Logo após o "mandamento novo", Jesus colocou mais um parâmetro para o amor que praticou e ensinou a viver: "Não há maior amor que dar a vida pelos amigos". Ele próprio o fez: "Tendo amado os seus, que estavam no mundo, amou-os até o fim" (João 13,1). Seu "fim" foram prisão, tortura e injusta condenação à morte na cruz. Suportou tudo por aqueles que amava. E o fez também por toda a humanidade, para que cada ser humano pudesse sentir-se valorizado e amado por Deus: "Tanto Deus amou o mundo que lhe enviou seu Filho único para que todo o que nele crer não pereça, mas tenha a vida eterna" (João, 3,16).
"Amai-vos uns aos outros" é apenas uma parte do mandamento novo de Jesus; sem a outra parte - "como eu vos amei" -, as belas palavras de Jesus ficam genéricas, ambíguas, expostas à instrumentalização subjetiva e ao deboche desrespeitoso. De fato, várias supostas maneiras de amar não são recomendadas por Jesus: amor possessivo, ciumento, irresponsável diante das consequências, anárquico, promíscuo, violento, sádico, devasso, egoísta, comprado ou vendido, contrário à natureza... Não são expressões de autêntico amor e, no mínimo, não podem pretender-se legitimadas pela recomendação de Jesus: "Amai-vos uns aos outros".
Mas é certo que fazem parte do amor vivido e ensinado por Cristo as qualidades exigentes que lhe atribui São Paulo no belo poema sobre o amor, na sua primeira Carta aos Coríntios (cf 13,4-8): "O amor é paciente, é benfazejo, não é invejoso, não é presunçoso nem se incha de orgulho; não faz nada de vergonhoso, não é interesseiro, não se encoleriza nem leva em conta o mal sofrido; não se alegra com a injustiça, mas fica feliz com a verdade. O amor desculpa tudo, tudo crê, tudo espera, suporta tudo. O amor jamais passará".

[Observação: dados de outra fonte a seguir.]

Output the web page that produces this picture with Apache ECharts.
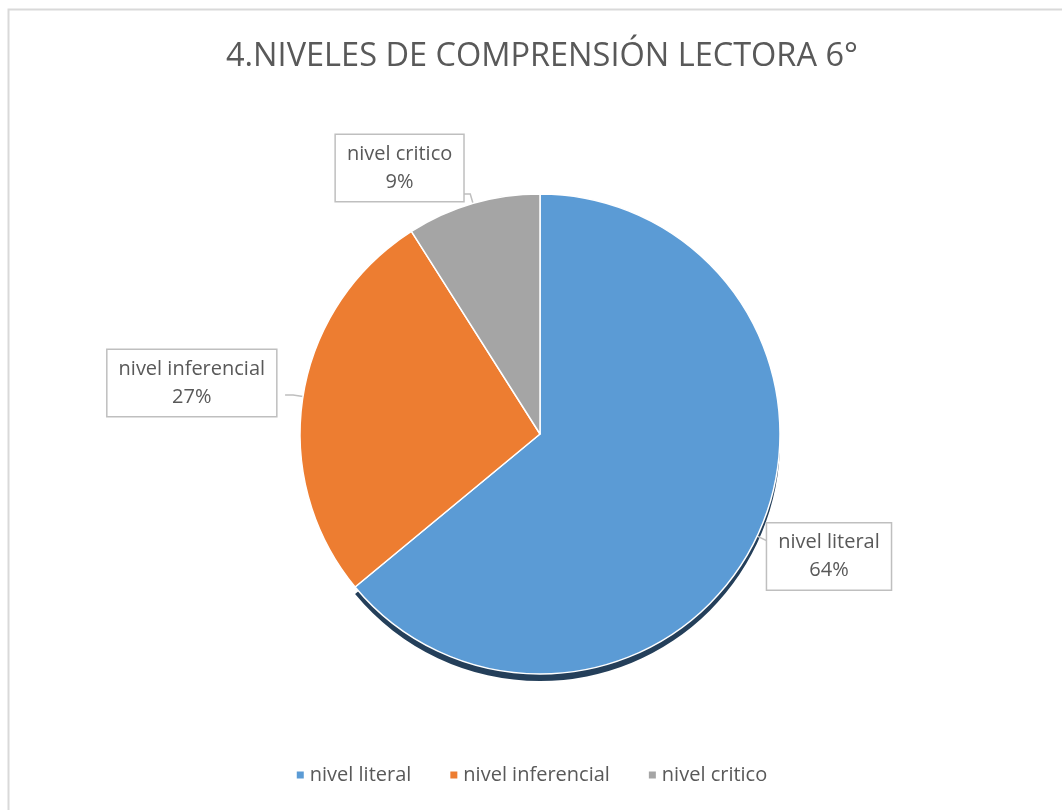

Semelhante amor está abrigado inteiramente nas palavras de Cristo:
"Amai-vos uns aos outros... Como eu vos amei". Instrumentalizar essas palavras sagradas para justificar o contrário do que elas significam é profundamente desrespeitoso e ofensivo àquilo que os cristãos têm como muito sagrado e verdadeiro.